━━━ Dataset section

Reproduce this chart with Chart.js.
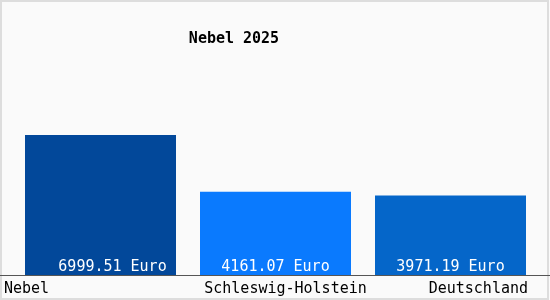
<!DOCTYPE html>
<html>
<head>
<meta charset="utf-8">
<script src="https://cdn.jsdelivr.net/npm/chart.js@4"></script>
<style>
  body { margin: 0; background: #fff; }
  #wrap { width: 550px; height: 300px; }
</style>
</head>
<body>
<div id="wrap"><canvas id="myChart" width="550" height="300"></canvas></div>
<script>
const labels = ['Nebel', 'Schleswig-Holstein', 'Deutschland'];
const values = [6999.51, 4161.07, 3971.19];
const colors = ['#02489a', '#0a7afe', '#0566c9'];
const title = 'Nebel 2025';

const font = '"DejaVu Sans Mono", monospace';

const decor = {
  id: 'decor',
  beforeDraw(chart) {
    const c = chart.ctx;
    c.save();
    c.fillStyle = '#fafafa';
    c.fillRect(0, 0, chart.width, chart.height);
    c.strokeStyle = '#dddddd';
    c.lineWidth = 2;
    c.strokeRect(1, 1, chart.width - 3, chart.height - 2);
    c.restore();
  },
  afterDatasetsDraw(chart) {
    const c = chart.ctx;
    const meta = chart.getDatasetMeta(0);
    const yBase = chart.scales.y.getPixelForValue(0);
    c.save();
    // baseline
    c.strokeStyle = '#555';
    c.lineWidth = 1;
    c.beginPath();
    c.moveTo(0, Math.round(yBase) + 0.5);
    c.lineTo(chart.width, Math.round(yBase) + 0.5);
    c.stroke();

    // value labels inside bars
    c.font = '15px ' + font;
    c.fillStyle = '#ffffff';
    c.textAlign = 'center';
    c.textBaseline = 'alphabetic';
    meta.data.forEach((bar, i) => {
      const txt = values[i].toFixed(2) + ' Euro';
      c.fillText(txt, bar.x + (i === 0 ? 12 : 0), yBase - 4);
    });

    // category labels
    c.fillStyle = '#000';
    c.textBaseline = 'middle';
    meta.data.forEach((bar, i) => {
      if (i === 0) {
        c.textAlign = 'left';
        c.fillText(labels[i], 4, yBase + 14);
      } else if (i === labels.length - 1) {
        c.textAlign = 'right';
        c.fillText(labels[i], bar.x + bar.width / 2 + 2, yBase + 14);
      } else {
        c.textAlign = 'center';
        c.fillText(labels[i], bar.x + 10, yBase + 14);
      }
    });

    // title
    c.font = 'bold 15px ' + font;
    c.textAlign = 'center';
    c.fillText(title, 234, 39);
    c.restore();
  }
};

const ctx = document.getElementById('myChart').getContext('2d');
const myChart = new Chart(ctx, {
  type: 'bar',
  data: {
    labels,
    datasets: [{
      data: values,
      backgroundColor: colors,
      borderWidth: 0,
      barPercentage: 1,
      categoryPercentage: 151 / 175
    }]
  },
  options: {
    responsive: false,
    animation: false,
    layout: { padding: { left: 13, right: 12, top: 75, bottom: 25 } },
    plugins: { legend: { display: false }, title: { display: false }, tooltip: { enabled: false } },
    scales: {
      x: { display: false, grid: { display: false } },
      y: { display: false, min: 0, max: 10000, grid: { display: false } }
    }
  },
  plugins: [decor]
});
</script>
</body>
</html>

━━━━━━

• **Exercise directions**:
Quote the full listing above word for word; exclude every picture from the copy.

• **Solved problem**:
Reproduce this chart with Chart.js.
<!DOCTYPE html>
<html>
<head>
<meta charset="utf-8">
<script src="https://cdn.jsdelivr.net/npm/chart.js@4"></script>
<style>
  body { margin: 0; background: #fff; }
  #wrap { width: 550px; height: 300px; }
</style>
</head>
<body>
<div id="wrap"><canvas id="myChart" width="550" height="300"></canvas></div>
<script>
const labels = ['Nebel', 'Schleswig-Holstein', 'Deutschland'];
const values = [6999.51, 4161.07, 3971.19];
const colors = ['#02489a', '#0a7afe', '#0566c9'];
const title = 'Nebel 2025';

const font = '"DejaVu Sans Mono", monospace';

const decor = {
  id: 'decor',
  beforeDraw(chart) {
    const c = chart.ctx;
    c.save();
    c.fillStyle = '#fafafa';
    c.fillRect(0, 0, chart.width, chart.height);
    c.strokeStyle = '#dddddd';
    c.lineWidth = 2;
    c.strokeRect(1, 1, chart.width - 3, chart.height - 2);
    c.restore();
  },
  afterDatasetsDraw(chart) {
    const c = chart.ctx;
    const meta = chart.getDatasetMeta(0);
    const yBase = chart.scales.y.getPixelForValue(0);
    c.save();
    // baseline
    c.strokeStyle = '#555';
    c.lineWidth = 1;
    c.beginPath();
    c.moveTo(0, Math.round(yBase) + 0.5);
    c.lineTo(chart.width, Math.round(yBase) + 0.5);
    c.stroke();

    // value labels inside bars
    c.font = '15px ' + font;
    c.fillStyle = '#ffffff';
    c.textAlign = 'center';
    c.textBaseline = 'alphabetic';
    meta.data.forEach((bar, i) => {
      const txt = values[i].toFixed(2) + ' Euro';
      c.fillText(txt, bar.x + (i === 0 ? 12 : 0), yBase - 4);
    });

    // category labels
    c.fillStyle = '#000';
    c.textBaseline = 'middle';
    meta.data.forEach((bar, i) => {
      if (i === 0) {
        c.textAlign = 'left';
        c.fillText(labels[i], 4, yBase + 14);
      } else if (i === labels.length - 1) {
        c.textAlign = 'right';
        c.fillText(labels[i], bar.x + bar.width / 2 + 2, yBase + 14);
      } else {
        c.textAlign = 'center';
        c.fillText(labels[i], bar.x + 10, yBase + 14);
      }
    });

    // title
    c.font = 'bold 15px ' + font;
    c.textAlign = 'center';
    c.fillText(title, 234, 39);
    c.restore();
  }
};

const ctx = document.getElementById('myChart').getContext('2d');
const myChart = new Chart(ctx, {
  type: 'bar',
  data: {
    labels,
    datasets: [{
      data: values,
      backgroundColor: colors,
      borderWidth: 0,
      barPercentage: 1,
      categoryPercentage: 151 / 175
    }]
  },
  options: {
    responsive: false,
    animation: false,
    layout: { padding: { left: 13, right: 12, top: 75, bottom: 25 } },
    plugins: { legend: { display: false }, title: { display: false }, tooltip: { enabled: false } },
    scales: {
      x: { display: false, grid: { display: false } },
      y: { display: false, min: 0, max: 10000, grid: { display: false } }
    }
  },
  plugins: [decor]
});
</script>
</body>
</html>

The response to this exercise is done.